Les deux généraux avaient pourtant fait front commun lors du putsch de 2021 pour évincer les civils avec lesquels ils partageaient le pouvoir depuis la chute du dictateur Omar el-Béchir, deux ans plus tôt. Mais des divergences sont ensuite apparues et, faute d’accord sur l’intégration des FSR dans l’armée, ont dégénéré en guerre ouverte le 15 avril. Pour l’émissaire de l’ONU au Soudan, Volker Perthes, si les tensions étaient palpables, il n’y avait « aucun signe » que les combats éclateraient le 15 avril car, a-t-il dit à Al-Jazeera, les deux généraux rivaux devaient se rencontrer pour discuter ce jour-là.
Évacuations des étrangers
Selon l’ONU, 75.000 personnes ont été déplacées par les combats, particulièrement violents au Darfour, région déchirée par une guerre dans les années 2000. Si la trêve n’arrête pas les combats, elle n’empêche pas la poursuite des évacuations. Samedi, un nouveau bateau transportant environ 1900 évacués est arrivé en Arabie saoudite qui a accueilli jusqu’ici près de 5000 ressortissants saoudiens et étrangers. Parmi eux, Merhdad Malekzadh, qui fait partie des premiers Iraniens évacués samedi, décrit à l’AFP des bombardements et des explosions au quotidien à Khartoum. « On n’aurait jamais imaginé que la situation se tendrait autant ».
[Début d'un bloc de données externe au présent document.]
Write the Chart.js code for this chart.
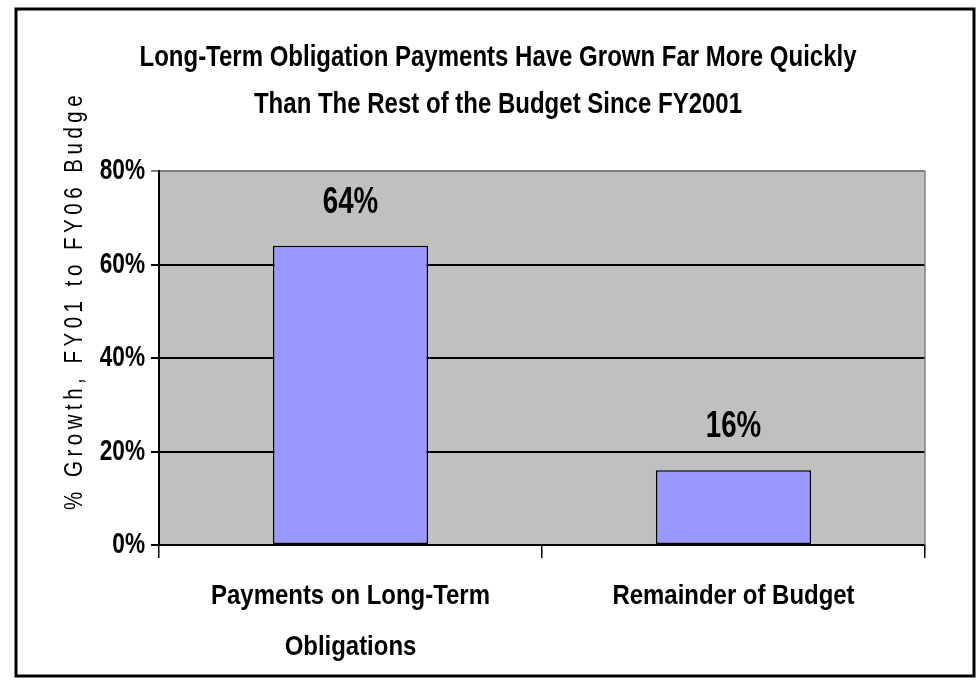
<!DOCTYPE html>
<html>
<head>
<meta charset="utf-8">
<script src="https://cdn.jsdelivr.net/npm/chart.js@4/dist/chart.umd.min.js"></script>
<style>
  html, body { margin: 0; padding: 0; background: #ffffff; }
  #wrap { width: 978px; height: 680px; position: relative; }
</style>
</head>
<body>
<div id="wrap"><canvas id="c" width="978" height="680"></canvas></div>
<script>
// ---- Data ----
const categories = [["Payments on Long-Term", "Obligations"], "Remainder of Budget"];
const growthValues = [64, 16];
const dataLabels = ["64%", "16%"];
const yTickValues = [0, 20, 40, 60, 80];
const chartTitle = ["Long-Term Obligation Payments Have Grown Far More Quickly", "Than The Rest of the Budget Since FY2001"];
const yAxisTitle = "% Growth, FY01 to FY06 Budge";

const FONT = '"Liberation Sans", Arial, sans-serif';

// Narrow-font emulation: bold text is drawn horizontally condensed around its anchor.
const canvas = document.getElementById('c');
const c2d = canvas.getContext('2d');
const origFillText = c2d.fillText;
const condense = { 30: 0.80, 29: 0.78, 28: 0.855, 36: 0.77 };
c2d.fillText = function (text, x, y, maxWidth) {
  const m = /bold (\d+(?:\.\d+)?)px/.exec(this.font);
  if (!m) {
    return maxWidth === undefined ? origFillText.call(this, text, x, y) : origFillText.call(this, text, x, y, maxWidth);
  }
  const sx = condense[Math.round(parseFloat(m[1]))] || 0.82;
  this.save();
  this.translate(x, y);
  this.scale(sx, 1);
  if (maxWidth === undefined) origFillText.call(this, text, 0, 0);
  else origFillText.call(this, text, 0, 0, maxWidth / sx);
  this.restore();
};

const bgPlugin = {
  id: 'bgPlugin',
  beforeDraw(chart) {
    const { ctx, chartArea: a } = chart;
    ctx.save();
    ctx.fillStyle = '#ffffff';
    ctx.fillRect(0, 0, chart.width, chart.height);
    ctx.fillStyle = '#C0C0C0';
    ctx.fillRect(a.left, a.top, a.right - a.left, a.bottom - a.top);
    ctx.restore();
  },
  afterDraw(chart) {
    const { ctx, chartArea: a } = chart;
    ctx.save();
    // plot area right border (gray)
    ctx.strokeStyle = '#808080';
    ctx.lineWidth = 1.5;
    ctx.beginPath();
    ctx.moveTo(a.right, a.top);
    ctx.lineTo(a.right, a.bottom);
    ctx.stroke();
    // outer frame
    ctx.strokeStyle = '#000000';
    ctx.lineWidth = 3;
    ctx.strokeRect(16, 9, 958, 667);
    // y axis title, rotated, condensed and letter-spaced
    ctx.fillStyle = '#000000';
    ctx.font = '25px ' + FONT;
    try { ctx.letterSpacing = '5.5px'; } catch (e) {}
    ctx.translate(82, 510);
    ctx.rotate(-Math.PI / 2);
    ctx.scale(0.82, 1);
    ctx.textAlign = 'left';
    ctx.textBaseline = 'alphabetic';
    ctx.fillText(yAxisTitle, 0, 0);
    ctx.restore();
  }
};

const labelPlugin = {
  id: 'labelPlugin',
  afterDatasetsDraw(chart) {
    const { ctx } = chart;
    const meta = chart.getDatasetMeta(0);
    ctx.save();
    ctx.fillStyle = '#000000';
    ctx.font = 'bold 36px ' + FONT;
    ctx.textAlign = 'center';
    ctx.textBaseline = 'alphabetic';
    meta.data.forEach((bar, i) => {
      ctx.fillText(dataLabels[i], bar.x, bar.y - 33);
    });
    ctx.restore();
  }
};

new Chart(canvas, {
  type: 'bar',
  data: {
    labels: categories,
    datasets: [{
      data: growthValues,
      backgroundColor: '#9999FF',
      borderColor: '#000000',
      borderWidth: 1.5,
      borderSkipped: false,
      barPercentage: 0.405,
      categoryPercentage: 1.0
    }]
  },
  options: {
    responsive: false,
    animation: false,
    devicePixelRatio: 1,
    layout: { padding: { left: 71, right: 53, top: 0, bottom: 0 } },
    plugins: {
      legend: { display: false },
      tooltip: { enabled: false },
      title: {
        display: true,
        text: chartTitle,
        color: '#000000',
        font: { family: FONT, size: 30, weight: 'bold', lineHeight: 47 / 30 },
        padding: { top: 34, bottom: 43 }
      }
    },
    scales: {
      x: {
        grid: {
          display: true,
          drawOnChartArea: false,
          drawTicks: true,
          tickLength: 13,
          color: '#000000',
          lineWidth: 1.5,
          offset: true
        },
        border: { display: true, color: '#000000', width: 2 },
        ticks: {
          color: '#000000',
          font: { family: FONT, size: 28, weight: 'bold', lineHeight: 1.85 },
          padding: 12,
          maxRotation: 0,
          autoSkip: false
        },
        afterFit(scale) { scale.height = 135; }
      },
      y: {
        min: 0,
        max: 80,
        afterBuildTicks(scale) { scale.ticks = yTickValues.map(v => ({ value: v })); },
        grid: {
          color: (c) => (c.tick && c.tick.value === 80) ? '#808080' : '#000000',
          lineWidth: 2,
          tickLength: 8,
          drawTicks: true
        },
        border: { display: true, color: '#000000', width: 2 },
        ticks: {
          color: '#000000',
          font: { family: FONT, size: 29, weight: 'bold' },
          padding: 6,
          callback: (v) => v + '%'
        },
        afterFit(scale) { scale.width = 88; }
      }
    }
  },
  plugins: [bgPlugin, labelPlugin]
});
</script>
</body>
</html>
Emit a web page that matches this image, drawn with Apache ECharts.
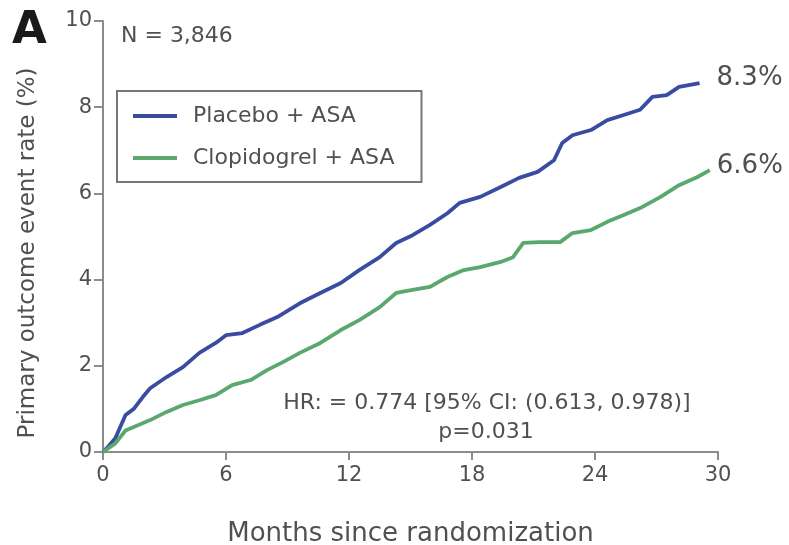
<!DOCTYPE html>
<html>
<head>
<meta charset="utf-8">
<script src="https://cdn.jsdelivr.net/npm/echarts@6/dist/echarts.min.js"></script>
<style>html,body{margin:0;padding:0;background:#fff}#c{width:789px;height:545px}</style>
</head>
<body>
<div id="c"></div>
<script>
const xTicks = [0, 6, 12, 18, 24, 30];
const yTicks = [0, 2, 4, 6, 8, 10];
const placeboMonths = [0, 0.3, 0.6, 1.1, 1.5, 1.95, 2.3, 3.1, 3.9, 4.7, 5.5, 6.0, 6.8, 7.65, 8.5, 9.6, 10.6, 11.6, 12.5, 13.5, 14.3, 15.1, 15.95, 16.8, 17.4, 18.4, 19.4, 20.3, 21.2, 22.0, 22.4, 22.9, 23.8, 24.6, 25.4, 26.2, 26.8, 27.5, 28.1, 29.1];
const placeboRate   = [0, 0.15, 0.32, 0.86, 1.0, 1.28, 1.48, 1.74, 1.97, 2.3, 2.53, 2.71, 2.76, 2.95, 3.13, 3.45, 3.69, 3.92, 4.22, 4.52, 4.85, 5.03, 5.27, 5.54, 5.78, 5.92, 6.15, 6.36, 6.5, 6.77, 7.17, 7.35, 7.47, 7.7, 7.82, 7.94, 8.24, 8.28, 8.47, 8.56];
const clopiMonths = [0, 0.6, 1.1, 2.3, 3.1, 3.9, 4.7, 5.5, 6.3, 7.2, 8.0, 8.8, 9.6, 10.6, 11.6, 12.5, 13.5, 14.3, 15.1, 15.95, 16.8, 17.6, 18.4, 19.4, 20.0, 20.5, 21.3, 22.3, 22.9, 23.8, 24.6, 25.4, 26.2, 27.2, 28.1, 29.0, 29.6];
const clopiRate   = [0, 0.2, 0.5, 0.74, 0.93, 1.09, 1.2, 1.32, 1.55, 1.67, 1.9, 2.09, 2.3, 2.53, 2.83, 3.06, 3.36, 3.69, 3.76, 3.83, 4.06, 4.22, 4.29, 4.41, 4.52, 4.85, 4.87, 4.87, 5.08, 5.15, 5.34, 5.5, 5.66, 5.92, 6.19, 6.38, 6.54];
const seriesNames = ['Placebo + ASA', 'Clopidogrel + ASA'];
const endLabels = ['8.3%', '6.6%'];

const zip = (a, b) => a.map((v, i) => [v, b[i]]);
const chart = echarts.init(document.getElementById('c'), null, {renderer: 'canvas'});
const axisGray = '#8c8c8c';
const textGray = '#505050';
const font = 'DejaVu Sans, sans-serif';

chart.setOption({
  animation: false,
  grid: {left: 103, right: 71, top: 21, bottom: 93, containLabel: false, outerBoundsMode: 'none'},
  xAxis: {
    type: 'value', min: 0, max: 30, interval: 6,
    name: 'Months since randomization', nameLocation: 'middle', nameGap: 69,
    nameTextStyle: {fontSize: 26, color: textGray, fontFamily: font},
    axisLine: {lineStyle: {color: axisGray, width: 2}},
    axisTick: {show: true, length: 8, lineStyle: {color: axisGray, width: 2}},
    axisLabel: {fontSize: 21, color: textGray, fontFamily: font, margin: 13},
    splitLine: {show: false}
  },
  yAxis: {
    type: 'value', min: 0, max: 10, interval: 2,
    axisLine: {show: true, lineStyle: {color: axisGray, width: 2}},
    axisTick: {show: true, length: 9, lineStyle: {color: axisGray, width: 2}},
    axisLabel: {fontSize: 21, color: textGray, fontFamily: font, margin: 11},
    splitLine: {show: false}
  },
  legend: {
    left: 117, top: 91, orient: 'vertical',
    data: seriesNames,
    icon: 'rect', itemWidth: 44, itemHeight: 4, itemGap: 20,
    padding: [14, 27, 13, 16],
    borderColor: '#777', borderWidth: 2,
    textStyle: {fontSize: 22, lineHeight: 22, color: textGray, fontFamily: font, padding: [0, 0, 0, 11]}
  },
  series: [
    {
      name: seriesNames[0], type: 'line', data: zip(placeboMonths, placeboRate),
      symbol: 'none', lineStyle: {color: '#3a4ca0', width: 3.8}, itemStyle: {color: '#3a4ca0'},
      endLabel: {show: true, formatter: endLabels[0], fontSize: 26, color: textGray, fontFamily: font, distance: 17, offset: [0, -5]}
    },
    {
      name: seriesNames[1], type: 'line', data: zip(clopiMonths, clopiRate),
      symbol: 'none', lineStyle: {color: '#5aa86e', width: 3.8}, itemStyle: {color: '#5aa86e'},
      endLabel: {show: true, formatter: endLabels[1], fontSize: 26, color: textGray, fontFamily: font, distance: 7, offset: [0, -4]}
    }
  ],
  graphic: [
    {type: 'text', x: 12, y: 31, style: {text: 'A', fontSize: 45, fontWeight: 'bold', fill: '#1a1a1a', fontFamily: font, verticalAlign: 'middle'}},
    {type: 'text', x: 28, y: 253, rotation: Math.PI / 2, style: {text: 'Primary outcome event rate (%)', fontSize: 23, fill: textGray, fontFamily: font, align: 'center', verticalAlign: 'middle'}},
    {type: 'text', x: 121, y: 36, style: {text: 'N = 3,846', fontSize: 22, fill: textGray, fontFamily: font, verticalAlign: 'middle'}},
    {type: 'text', x: 487, y: 403, style: {text: 'HR: = 0.774 [95% CI: (0.613, 0.978)]', fontSize: 22, fill: textGray, fontFamily: font, align: 'center', verticalAlign: 'middle'}},
    {type: 'text', x: 486, y: 432, style: {text: 'p=0.031', fontSize: 22, fill: textGray, fontFamily: font, align: 'center', verticalAlign: 'middle'}}
  ]
});
</script>
</body>
</html>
Le Royaume-Uni a déjà prévenu que son dernier vol d’évacuation aurait lieu samedi soir après avoir sorti plus de 1500 personnes du Soudan. « La fenêtre d’opportunité se referme », a regretté le Canada de son côté. « Nous continuons d’évaluer différentes options pour évacuer les Canadiens, y compris par voies terrestre et maritime », a déclaré sa ministre de la Défense Anita Anand.
En tout, « plus de 375 Canadiens » ont été évacués du Soudan et environ 300 autres attendent de l’aide pour sortir du pays, a ajouté la ministre.
Pillages, destructions et incendies
L’ONU estime que des millions de personnes supplémentaires pourraient sombrer dans la faim alors qu’un tiers des 45 millions de Soudanais en souffraient déjà, dans le pays, l’un des plus pauvres au monde.
Pillages, destructions et incendies se multiplient au Darfour-Ouest, y compris dans des camps de déplacés, rapporte Médecins sans frontières (MSF). L’ONG a dû y « arrêter la quasi-totalité de (ses) activités », regrette son chef adjoint au Soudan, Sylvain Perron.
Ces derniers jours, une centaine de personnes ont été tuées dans des combats qui ont ravagé El-Geneina, son chef-lieu, selon l’ONU dont le patron Antonio Guterres a déploré une situation « terrible ». « La société s’effondre, nous voyons des tribus qui essaient désormais de s’armer », a-t-il dit.